Vice was 23 when he left his home in Princeton, about 13 miles (21 kilometers) northeast of Shreveport, to visit a friend in Taylortown, a community about 11 miles (18 kilometers) southeast of Shreveport and 15 miles (24 kilometers) south of Princeton. He left about 8 p.m. March 21, 2000, in his 1984 Chevrolet S-10 pickup truck. The truck was found three days later in Taylortown, with Vice’s wallet and other personal belongings inside.
He was 5-foot-8 (1.7 meters) and 135 pounds (61 kilograms), with brown hair and hazel eyes. He had a tattoo of a white tiger on his back just behind his right shoulder.

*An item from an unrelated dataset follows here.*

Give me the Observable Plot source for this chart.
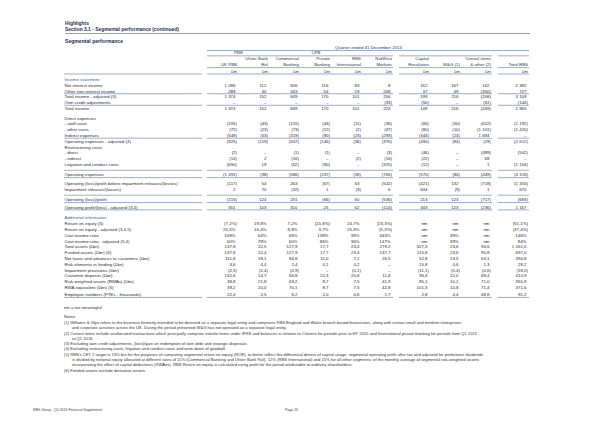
<!DOCTYPE html>
<html>
<head>
<meta charset="utf-8">
<script src="https://cdn.jsdelivr.net/npm/d3@7"></script>
<script src="https://cdn.jsdelivr.net/npm/@observablehq/plot@0.6"></script>
<style>
html,body{margin:0;padding:0;background:#fff;width:600px;height:424px;overflow:hidden}
#page{position:relative;width:600px;height:424px;font-family:"Liberation Sans",Arial,sans-serif;color:#333}
.t{position:absolute;white-space:nowrap;line-height:1}
.h{font-weight:bold;color:#1c2d52;font-size:4.9px}
.n{font-size:4.15px;color:#333}
#chart{position:absolute;left:0;top:0}
#secline{position:absolute;left:65px;top:33px;width:465px;height:0;border-top:0.8px solid #8ea3c0}
</style>
</head>
<body>
<div id="page">
  <div id="chart"></div>
  <div class="t h" style="left:65px;top:21.5px">Highlights</div>
  <div class="t h" style="left:65px;top:28px">Section 3.1 - Segmental performance (continued)</div>
  <div id="secline"></div>
  <div class="t h" style="left:65px;top:39px;font-size:5.1px">Segmental performance</div>
  <div id="notes"></div>
  <div class="t" style="left:33px;top:409.3px;font-size:3.5px;color:#444">RBS Group - Q4 2016 Financial Supplement</div>
  <div class="t" style="left:285px;top:409.3px;font-size:3.5px;color:#444">Page 20</div>
</div>
<script>
// ---------- data ----------
const columns = ["UK PBB","Ulster Bank RoI","Commercial Banking","Private Banking","RBS International","NatWest Markets","Capital Resolution","W&G (1)","Central items & other (2)","Total RBS"];
const columnGroup = [0,0,0,0,0,0,1,1,1,2];
const headerLine1 = ["","Ulster Bank","Commercial","Private","RBS","NatWest","Capital","","Central items",""];
const headerLine2 = ["UK PBB","RoI","Banking","Banking","International","Markets","Resolution","W&G (1)","& other (2)","Total RBS"];
const divisions = ["PBB","CPB"];
const divisionColumns = [[0,1],[2,3,4]];
const periodTitle = "Quarter ended 31 December 2014";
const unitLabel = "£m";

const rowLabels = [
  "Income statement","Net interest income","Other non-interest income","Total income - adjusted (3)","Own credit adjustments","Total income",
  "Direct expenses","- staff costs","- other costs","Indirect expenses","Operating expenses - adjusted (4)","Restructuring costs","- direct","- indirect","Litigation and conduct costs",
  "Operating expenses",
  "Operating (loss)/profit before impairment releases/(losses)","Impairment releases/(losses)",
  "Operating (loss)/profit",
  "Operating profit/(loss) - adjusted (3,4)",
  "Additional information","Return on equity (5)","Return on equity - adjusted (3,4,5)","Cost:income ratio","Cost:income ratio - adjusted (3,4)",
  "Total assets (£bn)","Funded assets (£bn) (6)","Net loans and advances to customers (£bn)","Risk elements in lending (£bn)","Impairment provisions (£bn)",
  "Customer deposits (£bn)","Risk-weighted assets (RWAs) (£bn)","RWA equivalent (£bn) (5)","Employee numbers (FTEs - thousands)"
];
const sectionTitles = ["Income statement","Additional information"];

const cellValues = [
  null,
  ["1 086","112","506","116","83","8","162","167","142","2 382"],
  ["288","40","343","54","18","248","37","49","(350)","727"],
  ["1 374","152","849","170","101","256","199","216","(208)","3 109"],
  ["–","–","–","–","–","(33)","(50)","–","(61)","(144)"],
  ["1 374","152","849","170","101","223","149","216","(269)","2 965"],
  null,
  ["(205)","(43)","(115)","(44)","(11)","(36)","(66)","(50)","(622)","(1 192)"],
  ["(72)","(23)","(73)","(12)","(2)","(47)","(80)","(10)","(1 101)","(1 420)"],
  ["(548)","(53)","(319)","(90)","(23)","(293)","(344)","(24)","1 694","–"],
  ["(825)","(119)","(507)","(146)","(36)","(376)","(490)","(84)","(29)","(2 612)"],
  null,
  ["(2)","–","(1)","(1)","–","(3)","(46)","–","(489)","(542)"],
  ["(14)","2","(16)","–","(2)","(16)","(22)","–","68","–"],
  ["(650)","19","(62)","(90)","–","(370)","(12)","–","1","(1 164)"],
  ["(1 491)","(98)","(586)","(237)","(38)","(765)","(570)","(84)","(449)","(4 318)"],
  ["(117)","54","263","(67)","63","(542)","(421)","132","(718)","(1 353)"],
  ["2","70","(32)","1","(3)","6","634","(9)","1","670"],
  ["(115)","124","231","(66)","60","(536)","213","123","(717)","(683)"],
  ["551","103","310","25","62","(114)","343","123","(236)","1 167"],
  null,
  ["(7,2%)","19,8%","7,2%","(15,8%)","24,7%","(23,3%)","nm","nm","nm","(51,1%)"],
  ["25,5%","16,4%","8,9%","3,7%","25,8%","(5,3%)","nm","nm","nm","(37,4%)"],
  ["109%","64%","69%","139%","38%","343%","nm","39%","nm","146%"],
  ["60%","78%","60%","86%","36%","147%","nm","39%","nm","84%"],
  ["137,8","22,5","127,9","17,7","23,4","279,2","327,3","23,6","94,6","1 051,0"],
  ["137,8","22,4","127,9","17,7","23,4","137,7","115,8","23,6","90,8","697,0"],
  ["111,8","18,1","84,8","11,0","7,2","26,5","52,8","19,5","63,1","394,8"],
  ["3,6","4,4","2,4","0,1","0,2","–","15,8","0,6","1,3","28,2"],
  ["(2,5)","(2,4)","(0,9)","–","(0,1)","–","(11,1)","(0,4)","(0,6)","(18,0)"],
  ["132,6","14,7","84,8","22,3","20,8","11,8","36,4","22,0","69,4","414,9"],
  ["38,8","21,8","63,2","8,7","7,5","41,9","85,1","10,1","71,0","355,9"],
  ["39,2","20,0","70,1","8,7","7,5","42,8","101,3","10,8","71,4","371,6"],
  ["22,4","2,5","6,2","2,0","0,6","1,7","2,8","4,4","48,8","91,2"]
];

// rules drawn under (bottom) or above (top) these rows
const rulesBelow = ["Other non-interest income","Own credit adjustments","Indirect expenses","Operating expenses","Operating (loss)/profit","Operating profit/(loss) - adjusted (3,4)","Employee numbers (FTEs - thousands)"];
const rulesAbove = ["Operating expenses","Operating (loss)/profit"];

const notes = [
  ["nm = not meaningful", false],
  ["Notes:", false],
  ["(1) Williams & Glyn refers to the business formerly intended to be divested as a separate legal entity and comprises RBS England and Wales branch-based businesses, along with certain small and medium enterprises", false],
  ["and corporate activities across the UK. During the period presented W&G has not operated as a separate legal entity.", true],
  ["(2) Central items include unallocated transactions which principally comprise volatile items under IFRS and balances in relation to Citizens for periods prior to HY 2015 and International private banking for periods from Q1 2015", false],
  ["to Q1 2016.", true],
  ["(3) Excluding own credit adjustments, (loss)/gain on redemption of own debt and strategic disposals.", false],
  ["(4) Excluding restructuring costs, litigation and conduct costs and write down of goodwill.", false],
  ["(5) RBS's CET 1 target is 13% but for the purposes of computing segmental return on equity (ROE), to better reflect the differential drivers of capital usage, segmental operating profit after tax and adjusted for preference dividends", false],
  ["is divided by notional equity allocated at different rates of 11% (Commercial Banking and Ulster Bank RoI), 12% (RBS International) and 15% for all other segments, of the monthly average of segmental risk-weighted assets", true],
  ["incorporating the effect of capital deductions (RWAes). RBS Return on equity is calculated using profit for the period attributable to ordinary shareholders.", true],
  ["(6) Funded assets exclude derivative assets.", false]
];

// ---------- layout (table geometry, in column / row units) ----------
const colW = 31;                 // px per value column
const labelU = 138 / colW;       // label column width in column units
const labelGapU = 5 / colW;
const groupGapU = 6 / colW;
const colLeft = columns.map((c, i) => columnGroup[i] * groupGapU + i);
const colRight = colLeft.map(v => v + 1);
const groupExtent = [0,1,2].map(g => {
  const idx = columns.map((c,i)=>i).filter(i => columnGroup[i] === g);
  return [colLeft[idx[0]], colRight[idx[idx.length-1]]];
});
const labelExtent = [-labelGapU - labelU, -labelGapU];
const xMin = labelExtent[0], xMax = colRight[colRight.length - 1];

const rowPx = 5.8;
const gapAfter = {"Total income":0.67,"Litigation and conduct costs":0.8,"Operating expenses":0.45,"Impairment releases/(losses)":0.85,"Operating (loss)/profit":0.26,"Operating profit/(loss) - adjusted (3,4)":0.85,"RWA equivalent (£bn) (5)":0.25};
let acc = 0;
const rowSlot = new Map();
rowLabels.forEach((r) => { rowSlot.set(r, acc); acc += 1 + (gapAfter[r] || 0); });
const lastSlot = rowSlot.get(rowLabels[rowLabels.length - 1]);
const head = {period:-5.45, division:-4.6, h1:-3.6, h2:-2.5, unit:-1.38, line0:-5.0, line1:-4.08, line2:-2.05, line3:-0.95};
const yTop = -6, firstRowPx = 79;

// ---------- derived tables ----------
const segs = [labelExtent, ...groupExtent];
const valueCells = [];
rowLabels.forEach((r, ri) => {
  const vals = cellValues[ri];
  if (!vals) return;
  vals.forEach((v, ci) => valueCells.push({row: r, col: ci, value: v, paren: v.endsWith(")")}));
});
const ruleRows = [];
for (const r of rulesBelow) for (const s of segs) ruleRows.push({y: rowSlot.get(r) + 0.45, x1: s[0], x2: s[1]});
for (const r of rulesAbove) for (const s of segs) ruleRows.push({y: rowSlot.get(r) - 0.82, x1: s[0], x2: s[1]});
// header rules
const headRules = [
  {y: head.line0, x1: groupExtent[0][0], x2: groupExtent[2][1]},
  ...groupExtent.map(g => ({y: head.line1, x1: g[0], x2: g[1]})),
  ...groupExtent.map(g => ({y: head.line2, x1: g[0], x2: g[1]})),
  ...segs.map(g => ({y: head.line3, x1: g[0], x2: g[1]}))
];
const headerCells = columns.map((c, i) => ({i, l1: headerLine1[i], l2: headerLine2[i]}));
const divCells = divisions.map((d, k) => ({d, x: (colLeft[divisionColumns[k][0]] + colRight[divisionColumns[k][divisionColumns[k].length-1]]) / 2}));

const textCol = "#2a2a2a", headCol = "#24375e", lineCol = "#8ea6c6";

const chart = Plot.plot({
  width: 600, height: 424, margin: 0,
  style: {fontFamily: "'Liberation Sans', Arial, sans-serif", fontSize: "4.4px", background: "transparent"},
  x: {type: "linear", domain: [xMin, xMax], range: [64, 529], axis: null},
  y: {type: "linear", domain: [yTop, lastSlot], range: [firstRowPx + yTop * rowPx, firstRowPx + lastSlot * rowPx], axis: null},
  marks: [
    Plot.ruleY(ruleRows, {y: "y", x1: "x1", x2: "x2", stroke: lineCol, strokeWidth: 0.9}),
    Plot.ruleY(headRules, {y: "y", x1: "x1", x2: "x2", stroke: lineCol, strokeWidth: 0.9}),
    Plot.text([periodTitle], {x: () => (groupExtent[0][0] + groupExtent[2][1]) / 2, y: () => head.period, text: d => d, fill: headCol, fontSize: 4.4}),
    Plot.text(divCells, {x: "x", y: () => head.division, text: "d", fill: headCol, fontSize: 4.4}),
    Plot.text(headerCells.filter(d => d.l1), {x: d => colRight[d.i], y: () => head.h1, text: "l1", textAnchor: "end", dx: -1.5, fill: headCol, fontSize: 4.4}),
    Plot.text(headerCells, {x: d => colRight[d.i], y: () => head.h2, text: "l2", textAnchor: "end", dx: -1.5, fill: headCol, fontSize: 4.4}),
    Plot.text(headerCells, {x: d => colRight[d.i], y: () => head.unit, text: () => unitLabel, textAnchor: "end", dx: -1.5, fill: headCol, fontSize: 4.4}),
    Plot.text(rowLabels, {x: () => labelExtent[0], y: d => rowSlot.get(d), text: d => d, textAnchor: "start",
      fill: d => sectionTitles.includes(d) ? "#3d5f95" : textCol, fontSize: 4.4}),
    Plot.text(valueCells.filter(d => d.paren), {x: d => colRight[d.col], y: d => rowSlot.get(d.row), text: "value", textAnchor: "end", dx: -1.5, fill: textCol, fontSize: 4.4}),
    Plot.text(valueCells.filter(d => !d.paren), {x: d => colRight[d.col], y: d => rowSlot.get(d.row), text: "value", textAnchor: "end", dx: -3, fill: textCol, fontSize: 4.4})
  ]
});
document.getElementById("chart").appendChild(chart);

// notes
const notesEl = document.getElementById("notes");
const noteTops = [306, 314.7];
notes.forEach(([txt, indent], k) => {
  const div = document.createElement("div");
  div.className = "t n";
  const cy = k < 2 ? [308, 316.7][k] : 323 + (k - 2) * 5.3;
  div.style.top = (cy - 2.1) + "px";
  div.style.left = (indent ? 72 : 64) + "px";
  div.textContent = txt;
  notesEl.appendChild(div);
});
</script>
</body>
</html>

Investigators don’t think there was any connection between the two men’s cases, Davis said.
Webb-Vaul had dropped her husband off at a K-Mart the evening of March 15, 1979. Her vehicle was found at the foot of the Jimmie Davis Bridge in Bossier City, with a slashed or punctured tire, and her belongings inside. Witnesses told investigators that she pulled over and a white man in a white truck immediately pulled up behind her.
She’s described as 5-foot-1 (1.5 meters), 100 pounds (45 kilograms), with blonde hair, blue-grey eyes, and a small mole on the right side of her nose.
“You think, ’Gee, nobody’s going to know something that far back,’” Davis said. But he said the billboards may spark someone’s memory.
Johnson said she’s not out for vengeance or even justice.
“I just simply want to bring my son home. And I want to give him some form of a resting place and be able to tell his son that we know where he is,” she said.